Nice! I think a deer antler would have been cool though

Reactions: Agree 4


----------



## Nature Man (Dec 11, 2017)

Looks better than the original one! Congrats! Chuck

Reactions: Thank You! 1 | Agree 1


----------



## Brink (Dec 11, 2017)

ripjack13 said:


> Looks great brink! I like the time on the microwave too....



Haha. Bet you do

Reactions: Like 1


----------



## Spinartist (Dec 12, 2017)

ripjack13 said:


> Looks great brink!

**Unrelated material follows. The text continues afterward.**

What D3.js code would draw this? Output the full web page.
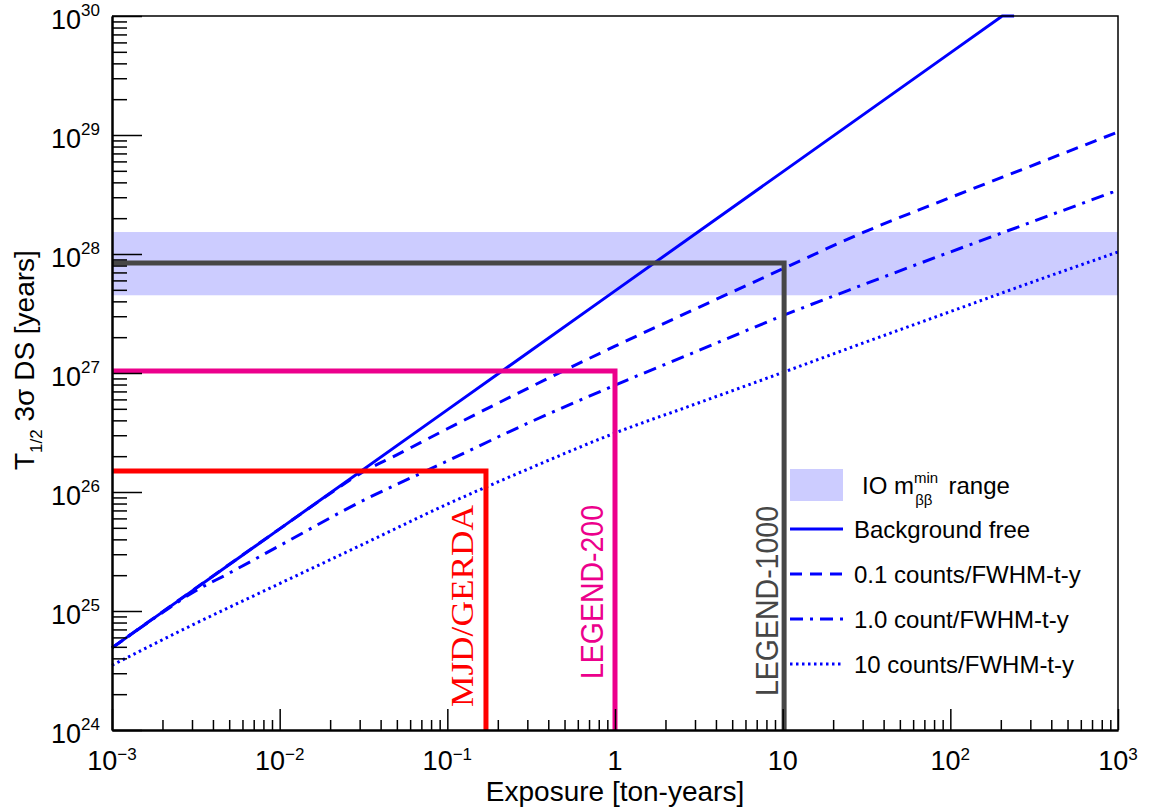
<!DOCTYPE html>
<html>
<head>
<meta charset="utf-8">
<script src="https://cdn.jsdelivr.net/npm/d3@7"></script>
<style>
  html, body { margin: 0; padding: 0; background: #fff; }
  svg { display: block; font-family: "Liberation Sans", Arial, sans-serif; }
</style>
</head>
<body>
<svg id="chart" width="1158" height="811"></svg>
<script>
// ---------------- DATA ----------------
const xDomain = [1e-3, 1e3];
const yDomain = [1e24, 1e30];

const xMajorTicks = [1e-3, 1e-2, 1e-1, 1, 10, 100, 1000];
const xTickBase = ["10", "10", "10", "1", "10", "10", "10"];
const xTickExp  = ["\u22123", "\u22122", "\u22121", "", "", "2", "3"];

const yMajorTicks = [1e24, 1e25, 1e26, 1e27, 1e28, 1e29, 1e30];
const yTickBase = ["10", "10", "10", "10", "10", "10", "10"];
const yTickExp  = ["24", "25", "26", "27", "28", "29", "30"];

// Background free
const bfExposure = [0.001, 0.01, 0.1, 1, 10, 100, 204, 240];
const bfHalfLife = [4.9e24, 4.9e25, 4.9e26, 4.9e27, 4.9e28, 4.9e29, 1e30, 1e30];

// 0.1 counts/FWHM-t-y
const b01Exposure = [0.001, 0.01, 0.02, 0.03, 0.05, 0.1, 0.3, 1, 3, 10, 30, 100, 300, 1000];
const b01HalfLife = [4.9e24, 4.9e25, 9.7e25, 1.42e26, 2.05e26, 3.4e26, 7.4e26, 1.68e27, 3.44e27, 7.5e27, 1.51e28, 2.98e28, 5.46e28, 1.06e29];

// 1.0 count/FWHM-t-y
const b1Exposure = [0.001, 0.002, 0.003, 0.005, 0.01, 0.03, 0.1, 0.3, 1, 3, 10, 30, 100, 300, 1000];
const b1HalfLife = [4.9e24, 9.7e24, 1.42e25, 2.08e25, 3.54e25, 8.2e25, 1.82e26, 3.77e26, 7.9e26, 1.5e27, 3.03e27, 5.5e27, 1.04e28, 1.84e28, 3.44e28];

// 10 counts/FWHM-t-y
const b10Exposure = [0.001, 0.003, 0.01, 0.03, 0.1, 0.3, 1, 3, 10, 30, 100, 300, 1000];
const b10HalfLife = [3.5e24, 7.6e24, 1.7e25, 3.53e25, 7.9e25, 1.55e26, 3.13e26, 5.47e26, 1.01e27, 1.78e27, 3.28e27, 5.73e27, 1.04e28];

// IO m_bb^min band
const bandRange = [4.5e27, 1.53e28];

// Experiments: [exposure reach, half-life reach]
const expNames = ["MJD/GERDA", "LEGEND-200", "LEGEND-1000"];
const expExposure = [0.17, 1.0, 10.2];
const expHalfLife = [1.5e26, 1.04e27, 8.4e27];

const legendLabels = ["Background free", "0.1 counts/FWHM-t-y", "1.0 count/FWHM-t-y", "10 counts/FWHM-t-y"];

// ---------------- LAYOUT ----------------
const svg = d3.select("#chart");
const L = 112, R = 1118, T = 16, B = 730;

const x = d3.scaleLog().domain(xDomain).range([L, R]);
const y = d3.scaleLog().domain(yDomain).range([B, T]);

const BLUE = "#0000ff";
const expColors = ["#ff0000", "#ec008c", "#464646"];

// band
svg.append("rect")
  .attr("x", L).attr("width", R - L)
  .attr("y", y(bandRange[1])).attr("height", y(bandRange[0]) - y(bandRange[1]))
  .attr("fill", "#ccccff");

// curves
const series = [
  { e: bfExposure,  t: bfHalfLife,  dash: null,        curve: d3.curveLinear },
  { e: b01Exposure, t: b01HalfLife, dash: "12,8",      curve: d3.curveMonotoneX },
  { e: b1Exposure,  t: b1HalfLife,  dash: "13,7,3,7",  curve: d3.curveMonotoneX },
  { e: b10Exposure, t: b10HalfLife, dash: "2.5,3.5",   curve: d3.curveMonotoneX }
];
const gCurves = svg.append("g");
series.forEach(s => {
  const pts = s.e.map((v, i) => [v, s.t[i]]);
  gCurves.append("path")
    .attr("d", d3.line().x(d => x(d[0])).y(d => y(d[1])).curve(s.curve)(pts))
    .attr("fill", "none")
    .attr("stroke", BLUE)
    .attr("stroke-width", 3)
    .attr("stroke-dasharray", s.dash);
});

// experiment boxes
const gExp = svg.append("g");
expNames.forEach((n, i) => {
  const xe = x(expExposure[i]), ye = y(expHalfLife[i]);
  gExp.append("path")
    .attr("d", `M${L + 1},${ye}H${xe}V${B}`)
    .attr("fill", "none")
    .attr("stroke", expColors[i])
    .attr("stroke-width", 5)
    .attr("stroke-linejoin", "miter");
});

// experiment labels
const labelPos = [
  { bx: x(expExposure[0]) - 13, top: 505, len: 202, font: '"Liberation Serif", "Times New Roman", serif', size: 32 },
  { bx: x(expExposure[1]) - 12, top: 505, len: 174, font: '"Liberation Sans", Arial, sans-serif', size: 31 },
  { bx: x(expExposure[2]) - 6,  top: 506, len: 190, font: '"Liberation Sans", Arial, sans-serif', size: 31 }
];
expNames.forEach((n, i) => {
  const p = labelPos[i];
  svg.append("text")
    .attr("transform", `translate(${p.bx},${p.top}) rotate(-90)`)
    .attr("text-anchor", "end")
    .style("font-family", p.font)
    .attr("font-size", p.size)
    .attr("fill", expColors[i])
    .attr("textLength", p.len)
    .attr("lengthAdjust", "spacingAndGlyphs")
    .text(n);
});

// frame (top and right)
svg.append("path")
  .attr("d", `M${L},${T}H${R}V${B}`)
  .attr("fill", "none").attr("stroke", "#000").attr("stroke-width", 1.5);

// axes
const xMinor = [];
for (let d = -3; d < 3; d++) for (let k = 2; k <= 9; k++) xMinor.push(k * Math.pow(10, d));
const yMinor = [];
for (let d = 24; d < 30; d++) for (let k = 2; k <= 9; k++) yMinor.push(k * Math.pow(10, d));

function styleAxis(g) {
  g.selectAll("path.domain").attr("stroke", "#000").attr("stroke-width", 2);
  g.selectAll(".tick line").attr("stroke", "#000").attr("stroke-width", 1.5);
  g.selectAll(".tick text").remove();
}

const gx = svg.append("g").attr("transform", `translate(0,${B})`);
gx.call(d3.axisBottom(x).tickValues(xMajorTicks).tickSize(-21).tickSizeOuter(0).tickFormat(() => ""));
styleAxis(gx);
const gxm = svg.append("g").attr("transform", `translate(0,${B})`);
gxm.call(d3.axisBottom(x).tickValues(xMinor).tickSize(-10).tickSizeOuter(0).tickFormat(() => ""));
styleAxis(gxm);

const gy = svg.append("g").attr("transform", `translate(${L},0)`);
gy.call(d3.axisLeft(y).tickValues(yMajorTicks).tickSize(-30).tickSizeOuter(0).tickFormat(() => ""));
styleAxis(gy);
const gym = svg.append("g").attr("transform", `translate(${L},0)`);
gym.call(d3.axisLeft(y).tickValues(yMinor).tickSize(-15).tickSizeOuter(0).tickFormat(() => ""));
styleAxis(gym);

// tick labels
xMajorTicks.forEach((v, i) => {
  const t = svg.append("text")
    .attr("x", x(v)).attr("y", 770)
    .attr("text-anchor", "middle")
    .attr("font-size", 27).attr("fill", "#000");
  t.append("tspan").text(xTickBase[i]);
  if (xTickExp[i]) t.append("tspan").attr("font-size", 17).attr("dy", -10).text(xTickExp[i]);
});
yMajorTicks.forEach((v, i) => {
  const t = svg.append("text")
    .attr("x", 100).attr("y", y(v) + 13)
    .attr("text-anchor", "end")
    .attr("font-size", 27).attr("fill", "#000");
  t.append("tspan").text(yTickBase[i]);
  t.append("tspan").attr("font-size", 17).attr("dy", -13).text(yTickExp[i]);
});

// axis titles
svg.append("text")
  .attr("x", 615).attr("y", 801)
  .attr("text-anchor", "middle")
  .attr("font-size", 28).attr("fill", "#000")
  .text("Exposure [ton-years]");

const yt = svg.append("text")
  .attr("transform", "translate(34,470) rotate(-90)")
  .attr("text-anchor", "start")
  .attr("font-size", 28).attr("fill", "#000");
yt.append("tspan").text("T");
yt.append("tspan").attr("font-size", 17).attr("dy", 8).text("1/2");
yt.append("tspan").attr("dy", -8).text(" 3\u03c3 DS [years]");

// legend
const lg = svg.append("g");
lg.append("rect").attr("x", 788).attr("y", 455).attr("width", R - 789).attr("height", 250).attr("fill", "#fff");
lg.append("rect").attr("x", 790).attr("y", 469).attr("width", 53).attr("height", 32).attr("fill", "#ccccff");
const io = lg.append("text").attr("x", 862).attr("y", 494).attr("font-size", 24).attr("fill", "#000");
io.append("tspan").text("IO m");
io.append("tspan").attr("font-size", 15).attr("dy", -11).text("min");
io.append("tspan").attr("font-size", 15).attr("dx", -23).attr("dy", 22).text("\u03b2\u03b2");
io.append("tspan").attr("dy", -11).attr("dx", 16).text("range");

legendLabels.forEach((lab, i) => {
  const yy = 529 + i * 45;
  lg.append("line")
    .attr("x1", 790).attr("x2", 843).attr("y1", yy).attr("y2", yy)
    .attr("stroke", BLUE).attr("stroke-width", 3)
    .attr("stroke-dasharray", series[i].dash);
  lg.append("text").attr("x", 854).attr("y", yy + 9)
    .attr("font-size", 24).attr("fill", "#000").text(lab);
});
</script>
</body>
</html>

I like the time on the microwave too....

Reactions: Like 1


----------



## Brink (Dec 12, 2017)

Spinartist said:


>



@ripjack13 
I will let Marc explain this one,

Reactions: Like 1


----------



## ripjack13 (Dec 12, 2017)

It means....I Love You.
Before texting was around, my dad would write that to my mom, on notes.

Reactions: Way Cool 1 | Sincere 4


----------



## Wilson's Woodworking (Dec 13, 2017)

Brink said:


> Five coats of spray shellac in the drying booth
> 
> View attachment 138180


I Love the drying booth! I miss my old wood burning stove.

Reactions: Like 1 | Agree 1


----------